- _Rows from a dataset of charts and code_

☆ ☆ ☆ ☆

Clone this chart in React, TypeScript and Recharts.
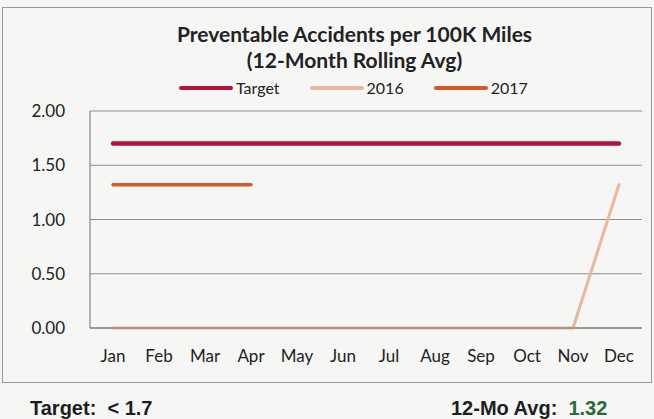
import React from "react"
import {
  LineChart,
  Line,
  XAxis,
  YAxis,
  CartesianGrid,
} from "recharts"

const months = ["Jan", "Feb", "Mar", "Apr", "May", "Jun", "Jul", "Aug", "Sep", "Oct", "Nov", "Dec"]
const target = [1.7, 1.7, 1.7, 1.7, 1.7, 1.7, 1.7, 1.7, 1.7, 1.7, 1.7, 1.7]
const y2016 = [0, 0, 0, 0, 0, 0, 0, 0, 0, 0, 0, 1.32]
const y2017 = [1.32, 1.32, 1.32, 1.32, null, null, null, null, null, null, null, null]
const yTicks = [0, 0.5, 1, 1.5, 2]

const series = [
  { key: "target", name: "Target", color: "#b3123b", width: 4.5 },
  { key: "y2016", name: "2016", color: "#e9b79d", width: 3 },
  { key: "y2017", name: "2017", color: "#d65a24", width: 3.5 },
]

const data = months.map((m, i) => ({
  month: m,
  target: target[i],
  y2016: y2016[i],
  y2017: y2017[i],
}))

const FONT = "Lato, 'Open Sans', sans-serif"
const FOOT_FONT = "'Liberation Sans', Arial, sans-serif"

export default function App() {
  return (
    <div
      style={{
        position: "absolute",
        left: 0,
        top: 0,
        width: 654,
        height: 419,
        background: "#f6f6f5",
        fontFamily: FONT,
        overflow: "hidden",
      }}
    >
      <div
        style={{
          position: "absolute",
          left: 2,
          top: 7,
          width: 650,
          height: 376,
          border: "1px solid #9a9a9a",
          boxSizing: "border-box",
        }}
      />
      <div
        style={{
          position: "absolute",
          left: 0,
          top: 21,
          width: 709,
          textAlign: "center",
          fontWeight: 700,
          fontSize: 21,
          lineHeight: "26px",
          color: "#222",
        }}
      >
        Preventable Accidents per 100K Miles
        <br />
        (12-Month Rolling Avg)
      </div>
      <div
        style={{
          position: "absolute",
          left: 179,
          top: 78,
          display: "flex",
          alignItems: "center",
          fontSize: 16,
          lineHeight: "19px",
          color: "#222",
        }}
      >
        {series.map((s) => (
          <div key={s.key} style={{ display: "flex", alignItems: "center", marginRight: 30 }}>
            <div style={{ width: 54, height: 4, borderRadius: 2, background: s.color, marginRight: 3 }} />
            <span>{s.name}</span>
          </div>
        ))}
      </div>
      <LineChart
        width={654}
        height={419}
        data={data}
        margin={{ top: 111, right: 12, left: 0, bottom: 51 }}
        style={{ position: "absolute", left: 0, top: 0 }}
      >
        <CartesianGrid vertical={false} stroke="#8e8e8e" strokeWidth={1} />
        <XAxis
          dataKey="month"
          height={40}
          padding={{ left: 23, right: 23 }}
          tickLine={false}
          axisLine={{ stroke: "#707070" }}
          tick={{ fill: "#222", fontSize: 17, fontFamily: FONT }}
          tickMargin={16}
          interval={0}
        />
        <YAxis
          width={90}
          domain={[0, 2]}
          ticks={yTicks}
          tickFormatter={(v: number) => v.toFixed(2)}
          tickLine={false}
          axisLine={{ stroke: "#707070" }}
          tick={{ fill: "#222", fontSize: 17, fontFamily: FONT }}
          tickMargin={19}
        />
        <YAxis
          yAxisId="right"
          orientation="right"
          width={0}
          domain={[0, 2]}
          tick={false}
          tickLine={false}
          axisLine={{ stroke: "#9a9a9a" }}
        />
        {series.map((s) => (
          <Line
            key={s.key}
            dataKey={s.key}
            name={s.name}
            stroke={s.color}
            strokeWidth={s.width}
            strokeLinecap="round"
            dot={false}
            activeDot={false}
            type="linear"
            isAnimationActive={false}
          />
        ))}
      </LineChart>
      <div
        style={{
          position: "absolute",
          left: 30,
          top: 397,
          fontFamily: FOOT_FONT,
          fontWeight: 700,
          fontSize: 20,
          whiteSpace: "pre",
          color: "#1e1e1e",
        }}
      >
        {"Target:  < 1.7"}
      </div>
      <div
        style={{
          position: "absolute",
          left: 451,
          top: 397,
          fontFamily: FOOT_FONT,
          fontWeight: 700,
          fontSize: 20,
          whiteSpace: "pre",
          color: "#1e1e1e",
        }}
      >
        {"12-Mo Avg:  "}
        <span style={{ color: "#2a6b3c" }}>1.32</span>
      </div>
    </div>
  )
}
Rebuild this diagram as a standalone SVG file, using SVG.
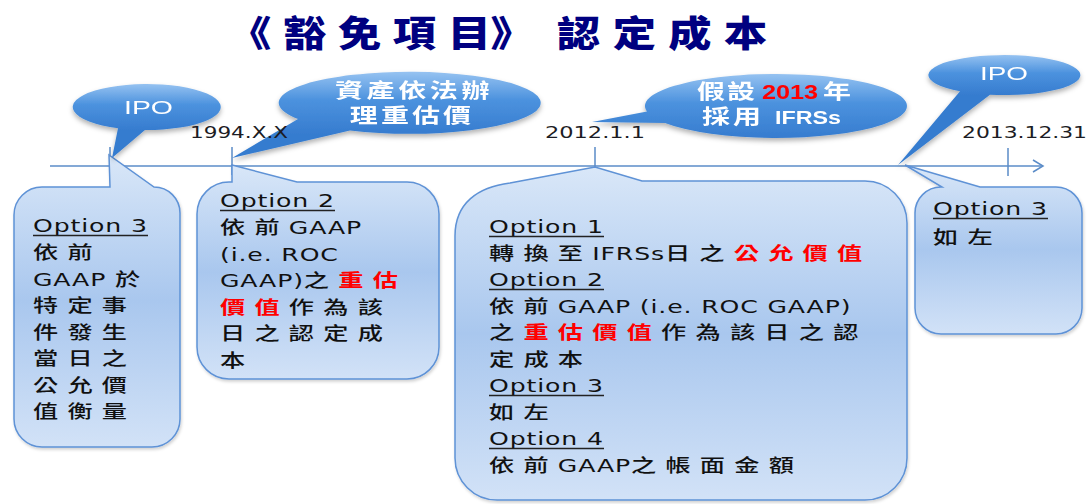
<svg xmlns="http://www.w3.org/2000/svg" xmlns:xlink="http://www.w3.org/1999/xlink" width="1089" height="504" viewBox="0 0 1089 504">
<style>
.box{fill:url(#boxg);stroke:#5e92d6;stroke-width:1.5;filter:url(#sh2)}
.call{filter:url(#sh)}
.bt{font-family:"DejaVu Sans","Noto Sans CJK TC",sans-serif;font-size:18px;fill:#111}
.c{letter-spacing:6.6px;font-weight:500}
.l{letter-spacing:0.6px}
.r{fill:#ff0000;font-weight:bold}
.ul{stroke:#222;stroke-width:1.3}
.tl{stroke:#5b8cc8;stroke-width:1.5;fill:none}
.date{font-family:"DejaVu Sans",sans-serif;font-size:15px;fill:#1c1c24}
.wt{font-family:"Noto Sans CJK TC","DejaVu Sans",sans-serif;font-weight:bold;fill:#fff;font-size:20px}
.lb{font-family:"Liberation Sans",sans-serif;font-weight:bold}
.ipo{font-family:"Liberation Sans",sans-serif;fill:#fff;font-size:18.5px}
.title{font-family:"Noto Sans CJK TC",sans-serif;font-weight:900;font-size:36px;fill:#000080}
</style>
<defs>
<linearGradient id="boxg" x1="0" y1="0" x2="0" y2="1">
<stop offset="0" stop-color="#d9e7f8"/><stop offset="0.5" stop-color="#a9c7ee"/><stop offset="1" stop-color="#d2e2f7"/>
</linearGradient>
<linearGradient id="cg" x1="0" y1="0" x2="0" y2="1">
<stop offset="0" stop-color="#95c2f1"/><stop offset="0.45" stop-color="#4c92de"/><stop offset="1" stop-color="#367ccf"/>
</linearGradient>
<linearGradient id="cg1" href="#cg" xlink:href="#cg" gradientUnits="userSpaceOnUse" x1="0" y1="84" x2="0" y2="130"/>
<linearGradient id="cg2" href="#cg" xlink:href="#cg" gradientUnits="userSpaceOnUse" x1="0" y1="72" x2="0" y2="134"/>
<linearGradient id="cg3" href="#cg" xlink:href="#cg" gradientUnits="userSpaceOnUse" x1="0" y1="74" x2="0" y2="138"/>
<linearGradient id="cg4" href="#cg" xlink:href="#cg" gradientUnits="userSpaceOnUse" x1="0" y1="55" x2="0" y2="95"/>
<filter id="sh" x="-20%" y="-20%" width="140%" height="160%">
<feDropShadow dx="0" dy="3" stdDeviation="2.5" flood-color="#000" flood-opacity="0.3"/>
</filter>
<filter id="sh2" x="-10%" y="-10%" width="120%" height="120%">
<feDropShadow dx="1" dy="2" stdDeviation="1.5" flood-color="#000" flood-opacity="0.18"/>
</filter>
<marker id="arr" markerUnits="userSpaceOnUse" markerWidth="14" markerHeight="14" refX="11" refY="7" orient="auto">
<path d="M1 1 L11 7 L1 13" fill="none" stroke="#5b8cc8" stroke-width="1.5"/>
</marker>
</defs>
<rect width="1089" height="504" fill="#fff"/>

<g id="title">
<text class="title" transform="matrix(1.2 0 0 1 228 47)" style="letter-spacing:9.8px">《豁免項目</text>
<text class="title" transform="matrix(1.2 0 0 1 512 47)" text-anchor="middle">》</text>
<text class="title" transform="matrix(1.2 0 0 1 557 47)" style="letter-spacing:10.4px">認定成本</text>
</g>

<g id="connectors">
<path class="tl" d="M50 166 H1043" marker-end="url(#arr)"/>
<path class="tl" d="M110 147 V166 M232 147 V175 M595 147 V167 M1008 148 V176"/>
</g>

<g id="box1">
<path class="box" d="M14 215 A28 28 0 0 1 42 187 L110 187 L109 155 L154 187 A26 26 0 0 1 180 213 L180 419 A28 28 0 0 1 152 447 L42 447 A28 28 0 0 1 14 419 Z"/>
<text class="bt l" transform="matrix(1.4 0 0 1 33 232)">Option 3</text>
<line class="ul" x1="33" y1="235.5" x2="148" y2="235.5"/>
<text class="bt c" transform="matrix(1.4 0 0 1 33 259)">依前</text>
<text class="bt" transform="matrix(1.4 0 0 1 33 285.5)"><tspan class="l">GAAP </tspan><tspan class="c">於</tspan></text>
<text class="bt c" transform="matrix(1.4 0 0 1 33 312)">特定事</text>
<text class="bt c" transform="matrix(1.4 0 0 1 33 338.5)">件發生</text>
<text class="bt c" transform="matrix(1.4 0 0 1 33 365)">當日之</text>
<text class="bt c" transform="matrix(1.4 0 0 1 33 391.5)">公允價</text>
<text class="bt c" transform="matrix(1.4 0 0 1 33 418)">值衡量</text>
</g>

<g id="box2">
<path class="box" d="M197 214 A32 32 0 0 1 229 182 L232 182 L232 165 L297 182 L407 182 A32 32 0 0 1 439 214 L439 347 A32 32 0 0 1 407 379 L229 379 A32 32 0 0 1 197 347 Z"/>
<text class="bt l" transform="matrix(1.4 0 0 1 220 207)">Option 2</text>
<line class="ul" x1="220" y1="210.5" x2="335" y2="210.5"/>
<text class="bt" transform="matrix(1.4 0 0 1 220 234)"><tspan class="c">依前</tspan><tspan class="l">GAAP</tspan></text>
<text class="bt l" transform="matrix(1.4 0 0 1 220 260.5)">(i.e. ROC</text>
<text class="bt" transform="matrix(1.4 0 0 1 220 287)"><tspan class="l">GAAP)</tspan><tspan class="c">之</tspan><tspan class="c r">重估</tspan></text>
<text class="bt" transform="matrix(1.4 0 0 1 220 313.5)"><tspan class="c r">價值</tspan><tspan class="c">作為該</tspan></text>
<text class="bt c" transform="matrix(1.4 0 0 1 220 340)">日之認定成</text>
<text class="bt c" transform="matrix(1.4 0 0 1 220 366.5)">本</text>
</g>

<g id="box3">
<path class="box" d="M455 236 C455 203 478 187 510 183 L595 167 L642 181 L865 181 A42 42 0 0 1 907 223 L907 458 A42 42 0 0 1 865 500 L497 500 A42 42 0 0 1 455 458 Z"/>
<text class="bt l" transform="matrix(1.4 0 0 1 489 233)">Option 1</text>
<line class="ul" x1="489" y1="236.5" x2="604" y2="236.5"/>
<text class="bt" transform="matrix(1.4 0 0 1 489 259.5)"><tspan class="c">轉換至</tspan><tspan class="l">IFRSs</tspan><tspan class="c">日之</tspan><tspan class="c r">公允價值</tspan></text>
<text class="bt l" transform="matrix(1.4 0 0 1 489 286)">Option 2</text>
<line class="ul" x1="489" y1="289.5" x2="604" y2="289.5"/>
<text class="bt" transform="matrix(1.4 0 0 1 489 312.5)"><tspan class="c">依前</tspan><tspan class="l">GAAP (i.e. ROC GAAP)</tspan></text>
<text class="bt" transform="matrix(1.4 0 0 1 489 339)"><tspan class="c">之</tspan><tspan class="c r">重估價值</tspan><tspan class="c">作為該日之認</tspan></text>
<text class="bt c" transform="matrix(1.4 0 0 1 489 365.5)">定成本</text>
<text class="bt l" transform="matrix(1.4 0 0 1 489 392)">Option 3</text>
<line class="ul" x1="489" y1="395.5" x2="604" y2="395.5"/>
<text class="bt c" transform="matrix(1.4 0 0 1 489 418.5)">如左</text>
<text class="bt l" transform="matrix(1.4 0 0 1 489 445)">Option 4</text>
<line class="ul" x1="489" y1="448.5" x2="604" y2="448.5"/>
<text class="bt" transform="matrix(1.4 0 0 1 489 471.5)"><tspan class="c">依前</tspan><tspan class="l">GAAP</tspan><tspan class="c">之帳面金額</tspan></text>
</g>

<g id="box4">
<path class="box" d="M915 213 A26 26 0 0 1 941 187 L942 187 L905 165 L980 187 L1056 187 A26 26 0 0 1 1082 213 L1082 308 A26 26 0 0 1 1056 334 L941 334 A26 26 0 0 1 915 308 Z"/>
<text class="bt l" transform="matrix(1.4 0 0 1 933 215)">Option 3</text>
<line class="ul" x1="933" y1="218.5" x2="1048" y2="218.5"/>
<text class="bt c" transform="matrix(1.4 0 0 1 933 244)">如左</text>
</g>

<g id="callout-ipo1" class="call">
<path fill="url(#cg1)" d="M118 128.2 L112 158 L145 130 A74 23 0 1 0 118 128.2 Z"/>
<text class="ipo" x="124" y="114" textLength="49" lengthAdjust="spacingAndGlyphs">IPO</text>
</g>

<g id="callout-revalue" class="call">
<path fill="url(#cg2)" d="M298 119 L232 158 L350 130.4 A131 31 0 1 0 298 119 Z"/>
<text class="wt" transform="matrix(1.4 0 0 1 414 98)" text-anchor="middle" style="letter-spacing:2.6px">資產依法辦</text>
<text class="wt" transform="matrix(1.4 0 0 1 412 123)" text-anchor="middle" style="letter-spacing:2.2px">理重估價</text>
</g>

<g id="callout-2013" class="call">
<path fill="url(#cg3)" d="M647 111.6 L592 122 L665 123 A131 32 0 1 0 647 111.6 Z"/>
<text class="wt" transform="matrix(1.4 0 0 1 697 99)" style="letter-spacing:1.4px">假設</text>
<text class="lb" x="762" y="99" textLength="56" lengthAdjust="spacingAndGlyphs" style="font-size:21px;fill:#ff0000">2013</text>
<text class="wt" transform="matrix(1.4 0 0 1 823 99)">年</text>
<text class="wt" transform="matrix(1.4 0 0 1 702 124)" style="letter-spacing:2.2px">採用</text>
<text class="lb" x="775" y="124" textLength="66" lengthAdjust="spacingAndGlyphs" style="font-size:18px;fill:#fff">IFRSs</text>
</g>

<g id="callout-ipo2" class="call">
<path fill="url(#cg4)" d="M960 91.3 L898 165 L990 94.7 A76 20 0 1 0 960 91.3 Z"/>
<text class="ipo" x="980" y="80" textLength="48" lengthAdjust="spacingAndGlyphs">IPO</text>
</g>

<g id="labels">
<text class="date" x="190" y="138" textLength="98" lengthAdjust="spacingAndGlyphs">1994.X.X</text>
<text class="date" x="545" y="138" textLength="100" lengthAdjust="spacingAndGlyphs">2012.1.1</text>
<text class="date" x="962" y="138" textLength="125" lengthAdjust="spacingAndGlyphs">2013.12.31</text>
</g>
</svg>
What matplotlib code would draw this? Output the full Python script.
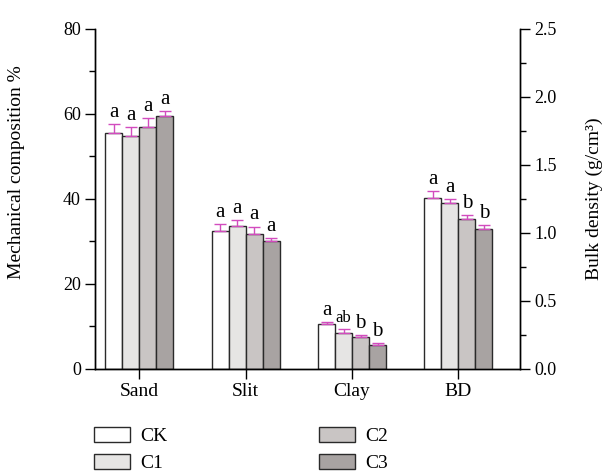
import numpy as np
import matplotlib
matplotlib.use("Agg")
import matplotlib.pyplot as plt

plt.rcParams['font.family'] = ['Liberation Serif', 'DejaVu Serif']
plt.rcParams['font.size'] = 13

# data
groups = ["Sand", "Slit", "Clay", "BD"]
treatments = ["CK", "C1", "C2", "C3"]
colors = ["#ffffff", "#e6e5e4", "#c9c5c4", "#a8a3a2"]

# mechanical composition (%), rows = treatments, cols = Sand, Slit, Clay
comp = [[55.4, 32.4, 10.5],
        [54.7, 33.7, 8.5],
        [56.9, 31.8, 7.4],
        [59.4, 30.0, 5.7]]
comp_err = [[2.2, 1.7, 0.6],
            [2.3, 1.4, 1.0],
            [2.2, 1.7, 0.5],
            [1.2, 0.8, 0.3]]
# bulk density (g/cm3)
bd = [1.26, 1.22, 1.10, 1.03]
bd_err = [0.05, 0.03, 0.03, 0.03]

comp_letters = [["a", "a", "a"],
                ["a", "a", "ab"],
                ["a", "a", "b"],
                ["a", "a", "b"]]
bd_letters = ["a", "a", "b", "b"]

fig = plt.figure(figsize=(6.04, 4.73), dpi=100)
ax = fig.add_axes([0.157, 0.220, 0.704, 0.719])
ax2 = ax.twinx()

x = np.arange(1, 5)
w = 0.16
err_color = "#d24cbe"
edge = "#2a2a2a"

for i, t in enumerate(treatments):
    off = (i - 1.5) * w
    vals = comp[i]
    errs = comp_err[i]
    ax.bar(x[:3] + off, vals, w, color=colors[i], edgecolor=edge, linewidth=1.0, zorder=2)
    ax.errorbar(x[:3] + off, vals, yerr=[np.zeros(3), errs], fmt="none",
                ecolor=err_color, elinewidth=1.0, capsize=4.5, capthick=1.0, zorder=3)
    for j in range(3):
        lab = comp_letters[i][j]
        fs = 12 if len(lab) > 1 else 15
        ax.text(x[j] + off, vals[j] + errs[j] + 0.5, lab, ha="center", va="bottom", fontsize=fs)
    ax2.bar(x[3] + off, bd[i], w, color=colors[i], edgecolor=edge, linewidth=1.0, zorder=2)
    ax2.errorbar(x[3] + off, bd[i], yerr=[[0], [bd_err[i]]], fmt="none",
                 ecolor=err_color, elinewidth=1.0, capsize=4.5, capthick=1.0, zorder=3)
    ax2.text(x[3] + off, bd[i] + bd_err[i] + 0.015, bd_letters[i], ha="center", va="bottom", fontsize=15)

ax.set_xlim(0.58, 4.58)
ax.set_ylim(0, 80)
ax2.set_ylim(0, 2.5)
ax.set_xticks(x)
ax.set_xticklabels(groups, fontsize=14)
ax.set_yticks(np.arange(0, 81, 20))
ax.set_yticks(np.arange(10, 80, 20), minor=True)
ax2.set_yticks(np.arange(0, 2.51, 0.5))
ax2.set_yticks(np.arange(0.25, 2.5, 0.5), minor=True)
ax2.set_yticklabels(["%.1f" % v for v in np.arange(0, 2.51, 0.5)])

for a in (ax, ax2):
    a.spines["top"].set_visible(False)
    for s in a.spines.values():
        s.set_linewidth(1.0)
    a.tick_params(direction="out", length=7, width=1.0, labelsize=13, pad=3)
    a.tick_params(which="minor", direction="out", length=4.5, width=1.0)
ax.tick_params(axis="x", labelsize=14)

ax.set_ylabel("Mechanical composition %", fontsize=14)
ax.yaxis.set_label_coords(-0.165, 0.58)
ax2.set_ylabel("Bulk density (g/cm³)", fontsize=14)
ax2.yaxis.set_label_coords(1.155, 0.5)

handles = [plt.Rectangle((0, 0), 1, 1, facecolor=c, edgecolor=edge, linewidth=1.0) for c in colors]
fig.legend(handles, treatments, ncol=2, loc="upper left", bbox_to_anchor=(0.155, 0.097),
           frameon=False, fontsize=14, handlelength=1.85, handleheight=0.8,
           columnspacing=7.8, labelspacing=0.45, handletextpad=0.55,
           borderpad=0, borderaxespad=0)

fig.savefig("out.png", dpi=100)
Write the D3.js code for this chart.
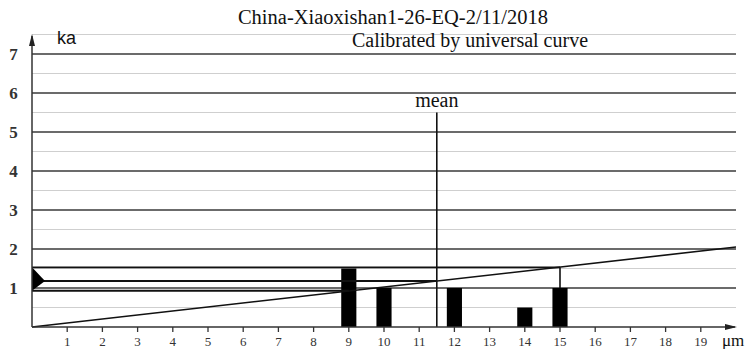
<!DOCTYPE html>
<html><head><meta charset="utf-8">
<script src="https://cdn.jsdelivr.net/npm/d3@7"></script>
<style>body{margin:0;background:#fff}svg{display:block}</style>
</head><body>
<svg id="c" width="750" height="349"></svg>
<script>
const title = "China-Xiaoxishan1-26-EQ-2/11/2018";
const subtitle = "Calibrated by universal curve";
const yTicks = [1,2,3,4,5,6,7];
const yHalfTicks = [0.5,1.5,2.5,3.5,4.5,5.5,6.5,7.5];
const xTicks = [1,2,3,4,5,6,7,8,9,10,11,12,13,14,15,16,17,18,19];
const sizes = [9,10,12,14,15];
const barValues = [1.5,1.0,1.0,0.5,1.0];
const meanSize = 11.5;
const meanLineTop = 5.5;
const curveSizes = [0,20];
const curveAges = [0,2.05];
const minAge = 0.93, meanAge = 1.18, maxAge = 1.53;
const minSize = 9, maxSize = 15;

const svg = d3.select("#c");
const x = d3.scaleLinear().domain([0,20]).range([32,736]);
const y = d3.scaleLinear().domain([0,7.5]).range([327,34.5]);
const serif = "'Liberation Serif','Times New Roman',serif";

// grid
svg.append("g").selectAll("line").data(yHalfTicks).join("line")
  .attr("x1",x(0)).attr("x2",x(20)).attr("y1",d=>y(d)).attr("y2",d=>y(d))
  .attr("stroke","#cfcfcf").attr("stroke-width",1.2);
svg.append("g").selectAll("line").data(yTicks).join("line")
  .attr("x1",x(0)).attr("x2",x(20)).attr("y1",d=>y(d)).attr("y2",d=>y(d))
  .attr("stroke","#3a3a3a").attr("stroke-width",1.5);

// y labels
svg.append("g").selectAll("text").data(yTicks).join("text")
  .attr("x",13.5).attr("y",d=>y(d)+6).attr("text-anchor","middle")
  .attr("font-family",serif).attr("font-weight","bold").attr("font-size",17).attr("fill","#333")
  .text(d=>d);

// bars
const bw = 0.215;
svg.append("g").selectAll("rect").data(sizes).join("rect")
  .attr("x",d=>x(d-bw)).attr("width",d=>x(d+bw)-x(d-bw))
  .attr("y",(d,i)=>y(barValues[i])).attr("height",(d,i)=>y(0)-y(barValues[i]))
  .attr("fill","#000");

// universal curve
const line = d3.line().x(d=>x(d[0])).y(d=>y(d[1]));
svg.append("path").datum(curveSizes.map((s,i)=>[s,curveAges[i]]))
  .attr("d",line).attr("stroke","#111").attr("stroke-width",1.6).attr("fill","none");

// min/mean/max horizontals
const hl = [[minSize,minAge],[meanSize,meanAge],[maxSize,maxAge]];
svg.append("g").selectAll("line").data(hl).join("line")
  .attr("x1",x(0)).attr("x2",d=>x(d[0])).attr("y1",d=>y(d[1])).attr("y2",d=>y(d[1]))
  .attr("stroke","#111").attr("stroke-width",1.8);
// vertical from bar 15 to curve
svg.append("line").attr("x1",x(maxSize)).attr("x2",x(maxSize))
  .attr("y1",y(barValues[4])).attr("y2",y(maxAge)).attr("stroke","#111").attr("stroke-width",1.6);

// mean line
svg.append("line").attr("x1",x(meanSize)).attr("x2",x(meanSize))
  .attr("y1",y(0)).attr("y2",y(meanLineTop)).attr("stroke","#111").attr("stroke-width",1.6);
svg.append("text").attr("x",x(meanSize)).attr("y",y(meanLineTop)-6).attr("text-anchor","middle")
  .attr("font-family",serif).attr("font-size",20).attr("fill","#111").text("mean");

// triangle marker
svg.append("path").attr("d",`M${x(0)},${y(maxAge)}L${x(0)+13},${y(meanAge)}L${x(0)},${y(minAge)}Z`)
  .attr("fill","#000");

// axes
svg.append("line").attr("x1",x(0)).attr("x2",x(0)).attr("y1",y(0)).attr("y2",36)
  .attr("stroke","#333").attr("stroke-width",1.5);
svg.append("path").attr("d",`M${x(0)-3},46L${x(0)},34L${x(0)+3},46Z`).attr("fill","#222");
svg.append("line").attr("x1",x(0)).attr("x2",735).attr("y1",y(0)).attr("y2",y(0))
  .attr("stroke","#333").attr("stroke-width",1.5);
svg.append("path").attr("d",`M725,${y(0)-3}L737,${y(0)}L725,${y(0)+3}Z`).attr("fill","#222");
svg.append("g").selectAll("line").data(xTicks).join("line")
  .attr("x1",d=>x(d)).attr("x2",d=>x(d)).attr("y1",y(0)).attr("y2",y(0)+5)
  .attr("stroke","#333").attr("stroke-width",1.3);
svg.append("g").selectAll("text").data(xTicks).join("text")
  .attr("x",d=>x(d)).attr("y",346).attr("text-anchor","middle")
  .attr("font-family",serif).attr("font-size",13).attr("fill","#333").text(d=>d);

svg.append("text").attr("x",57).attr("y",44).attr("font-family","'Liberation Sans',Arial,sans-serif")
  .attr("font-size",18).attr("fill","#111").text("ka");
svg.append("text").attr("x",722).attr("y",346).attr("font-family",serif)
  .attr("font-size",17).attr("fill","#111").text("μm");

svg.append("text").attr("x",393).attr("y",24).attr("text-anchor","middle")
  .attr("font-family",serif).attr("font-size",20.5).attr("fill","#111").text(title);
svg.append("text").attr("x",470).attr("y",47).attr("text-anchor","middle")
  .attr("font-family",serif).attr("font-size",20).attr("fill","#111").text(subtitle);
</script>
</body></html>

☆ ☆ ☆ ☆

- _PROBLEM_
Look through the entries and return every line where "React" appears.

- _SOLUTION FOR THIS EXERCISE_
Clone this chart in React, TypeScript and Recharts.
import React from "react"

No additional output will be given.